Understanding Resource Usage and Performance in Wide-Area Distributed Systems
Abstract:
Many Internet services employ wide-area frameworks to deliver
exponentially growing network traffic to end users with low response
time. These systems typically leverage a large number of remote nodes
at the edge of the Internet, which makes the systems difficult to
develop and test. Therefore, federated testbeds are essential
infrastructures for developing wide-area systems because they allow
researchers to deploy new services under realistic network conditions.
In this dissertation, we study resource usage in PlanetLab to
understand and characterize user behavior in federated testbeds. We
also present Lsync, a low-latency file transfer system for
coordinating remote nodes in wide-area platforms, including testbeds.To support the development of new network services on a global scale,
the next generation of federated testbeds are under active
development, but very little is known about resource usage in these
shared infrastructures. We conduct an extensive study of the usage
profiles in PlanetLab that we collected for six years by running
CoMon, a PlanetLab monitoring service. We examine various aspects of
node-level behavior as well as experiment-centric behavior, and
describe their implications for resource management in federated
testbeds.
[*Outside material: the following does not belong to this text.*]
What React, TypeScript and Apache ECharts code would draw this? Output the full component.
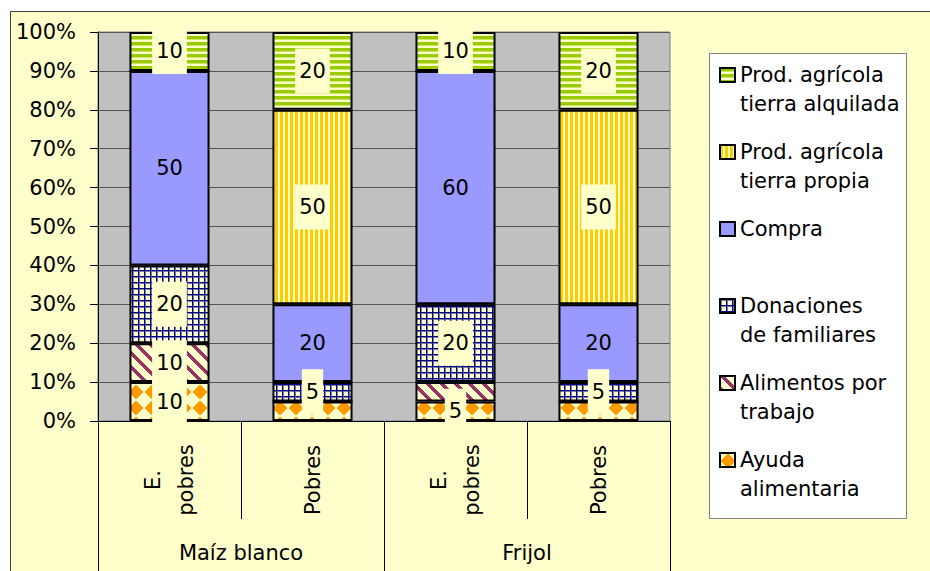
import React, { useEffect, useRef } from 'react';
import * as echarts from 'echarts';

// ---------- data ----------
const categories = ['E.\npobres', 'Pobres', 'E.\npobres', 'Pobres'];
const groups = ['Maíz blanco', 'Frijol'];
const seriesNames = [
  'Ayuda alimentaria',
  'Alimentos por trabajo',
  'Donaciones de familiares',
  'Compra',
  'Prod. agrícola tierra propia',
  'Prod. agrícola tierra alquilada',
];
const legendLines = [
  'Ayuda\nalimentaria',
  'Alimentos por\ntrabajo',
  'Donaciones\nde familiares',
  'Compra',
  'Prod. agrícola\ntierra propia',
  'Prod. agrícola\ntierra alquilada',
];
const ayudaAlimentaria = [10, 5, 5, 5];
const alimentosPorTrabajo = [10, 0, 5, 0];
const donacionesFamiliares = [20, 5, 20, 5];
const compra = [50, 20, 60, 20];
const tierraPropia = [0, 50, 0, 50];
const tierraAlquilada = [10, 20, 10, 20];
// labels hidden in the original (overlapping): [seriesIndex, categoryIndex]
const hiddenLabels = [[0, 1], [1, 2], [0, 3]];

const FONT = 'DejaVu Sans';
const LIGHT = '#FFFFCC';

function hexToRgb(h: string) {
  const n = parseInt(h.slice(1), 16);
  return [(n >> 16) & 255, (n >> 8) & 255, n & 255];
}

function makePattern(w: number, h: number, paint: (x: number, y: number) => string) {
  const c = document.createElement('canvas');
  c.width = w;
  c.height = h;
  const ctx = c.getContext('2d')!;
  const img = ctx.createImageData(w, h);
  for (let y = 0; y < h; y++) {
    for (let x = 0; x < w; x++) {
      const [r, g, b] = hexToRgb(paint(x, y));
      const i = (y * w + x) * 4;
      img.data[i] = r;
      img.data[i + 1] = g;
      img.data[i + 2] = b;
      img.data[i + 3] = 255;
    }
  }
  ctx.putImageData(img, 0, 0);
  return { image: c.toDataURL(), repeat: 'repeat', imageWidth: w, imageHeight: h } as any;
}

export default function App() {
  const ref = useRef<HTMLDivElement>(null);
  useEffect(() => {
    if (!ref.current) return;
    const chart = echarts.init(ref.current, null, { renderer: 'svg' });

    const patterns: any[] = [
      makePattern(16, 16, (x, y) => (Math.abs(x + 0.5 - 8) + Math.abs(y + 0.5 - 8) < 7.5 ? '#FF9900' : LIGHT)),
      makePattern(14, 14, (x, y) => ((((x - y) % 14) + 14) % 14 < 5 ? '#993366' : LIGHT)),
      makePattern(6, 6, (x, y) =>
        x === 0 || y === 0 ? '#000080' : x === 1 || y === 1 ? '#8080A6' : LIGHT
      ),
      '#9999FF',
      makePattern(5, 5, (x) => (x < 3 ? '#FFCC00' : LIGHT)),
      makePattern(6, 6, (_x, y) => (y < 3 ? '#99CC00' : y === 3 ? '#CCE666' : LIGHT)),
    ];

    const values = [ayudaAlimentaria, alimentosPorTrabajo, donacionesFamiliares, compra, tierraPropia, tierraAlquilada];
    const isHidden = (si: number, ci: number) => hiddenLabels.some(([s, c]) => s === si && c === ci);

    const barSeries = values.map((vals, si) => ({
      name: seriesNames[si],
      type: 'bar',
      stack: 'total',
      barWidth: '56%',
      barGap: '-100%',
      z: 2,
      itemStyle: { color: patterns[si], borderColor: '#000', borderWidth: 2 },
      label: { show: false },
      data: vals,
    }));

    // overlay series carrying the data labels so they sit above every bar
    const labelSeries = values.map((vals, si) => ({
      name: 'label-' + si,
      type: 'bar',
      stack: 'labels',
      barWidth: '56%',
      barGap: '-100%',
      z: 5,
      silent: true,
      legendHoverLink: false,
      itemStyle: { color: 'rgba(0,0,0,0)', borderWidth: 0 },
      label: {
        show: true,
        position: 'inside',
        color: '#000',
        fontSize: 21,
        fontFamily: FONT,
        lineHeight: 23,
        padding: [11, 4],
        backgroundColor: si === 3 ? 'transparent' : LIGHT,
      },
      data: vals.map((v, ci) => (v === 0 || isHidden(si, ci) ? { value: v, label: { show: false } } : v)),
    }));

    const legendMap: Record<string, string> = {};
    seriesNames.forEach((n, i) => {
      const t = legendLines[i];
      legendMap[n] = '\n' + t + (t.indexOf('\n') < 0 ? '\n' : '');
    });

    chart.setOption({
      animation: false,
      backgroundColor: '#FFFFCC',
      textStyle: { fontFamily: FONT },
      graphic: [
        { type: 'rect', shape: { x: 0, y: 0, width: 930, height: 11 }, style: { fill: '#fff' }, silent: true },
        { type: 'rect', shape: { x: 0, y: 0, width: 10, height: 571 }, style: { fill: '#fff' }, silent: true },
        {
          type: 'polyline',
          shape: { points: [[10.5, 600], [10.5, 11.5], [940, 11.5]] },
          style: { stroke: '#404040', lineWidth: 1, fill: 'none' },
          silent: true,
        },
        {
          type: 'rect',
          shape: { x: 709.5, y: 53.5, width: 197, height: 465 },
          style: { fill: '#fff', stroke: '#808080', lineWidth: 1 },
          silent: true,
        },
      ],
      legend: {
        orient: 'vertical',
        left: 719,
        top: 31.5,
        padding: 0,
        itemGap: -10,
        itemWidth: 15,
        itemHeight: 14,
        icon: 'rect',
        selectedMode: false,
        data: seriesNames.slice().reverse(),
        formatter: (name: string) => legendMap[name],
        textStyle: { fontSize: 21, fontFamily: FONT, color: '#000', lineHeight: 29 },
      },
      grid: {
        left: 98,
        right: 260,
        top: 32,
        bottom: 150,
        show: true,
        backgroundColor: '#C0C0C0',
        borderColor: '#808080',
        borderWidth: 1,
      },
      xAxis: [
        {
          type: 'category',
          data: categories,
          position: 'bottom',
          axisLine: { lineStyle: { color: '#000', width: 1 } },
          axisTick: { show: true, interval: 0, length: 98, lineStyle: { color: '#000' } },
          axisLabel: {
            interval: 0,
            rotate: 90,
            align: 'center',
            verticalAlign: 'middle',
            margin: 59,
            fontSize: 21,
            fontFamily: FONT,
            color: '#000',
            lineHeight: 33,
          },
          splitLine: { show: false },
        },
        {
          type: 'category',
          data: groups,
          position: 'bottom',
          offset: 98,
          axisLine: { show: false },
          axisTick: { show: true, interval: 0, length: 60, lineStyle: { color: '#000' } },
          axisLabel: { interval: 0, margin: 23, fontSize: 21, fontFamily: FONT, color: '#000' },
          splitLine: { show: false },
        },
      ],
      yAxis: {
        type: 'value',
        min: 0,
        max: 100,
        interval: 10,
        axisLine: { show: true, lineStyle: { color: '#000' } },
        axisTick: { show: true, length: 8, lineStyle: { color: '#000' } },
        axisLabel: { formatter: '{value}%', margin: 22, fontSize: 21, fontFamily: FONT, color: '#000' },
        splitLine: { show: true, lineStyle: { color: '#555', width: 1 } },
      },
      series: [...barSeries, ...labelSeries],
    });

    return () => chart.dispose();
  }, []);

  return (
    <div
      ref={ref}
      style={{ position: 'absolute', left: 0, top: 0, width: 930, height: 571 }}
    />
  );
}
We find that the usage is much different from shared
compute clusters, that conventional wisdom does not hold for
PlanetLab, and that several properties of PlanetLab as a network
testbed are largely responsible for this difference.We also present a low-latency file transfer system, Lsync, that can be
used as a synchronization building block for wide-area distributed
systems where latency matters. While many distributed systems depend
on fast data synchronization for coordinating remote nodes, current
data dissemination systems focus on efficiency for open client
populations, rather than focusing on completion latency for a known
set of nodes. In examining this problem, we find that optimizing for
latency produces strategies radically different from existing
distribution tools, and can dramatically reduce latency across a wide
range of scenarios. Lsync performs novel node selection, scheduling,
and adaptive policy switching that dynamically chooses the best
synchronization method using information available at runtime. Our
evaluation results show that Lsync reduces latency by more than a
factor of 14 compared to a widely used synchronization tool, and makes
most remote nodes fully synchronized even under frequent file updates.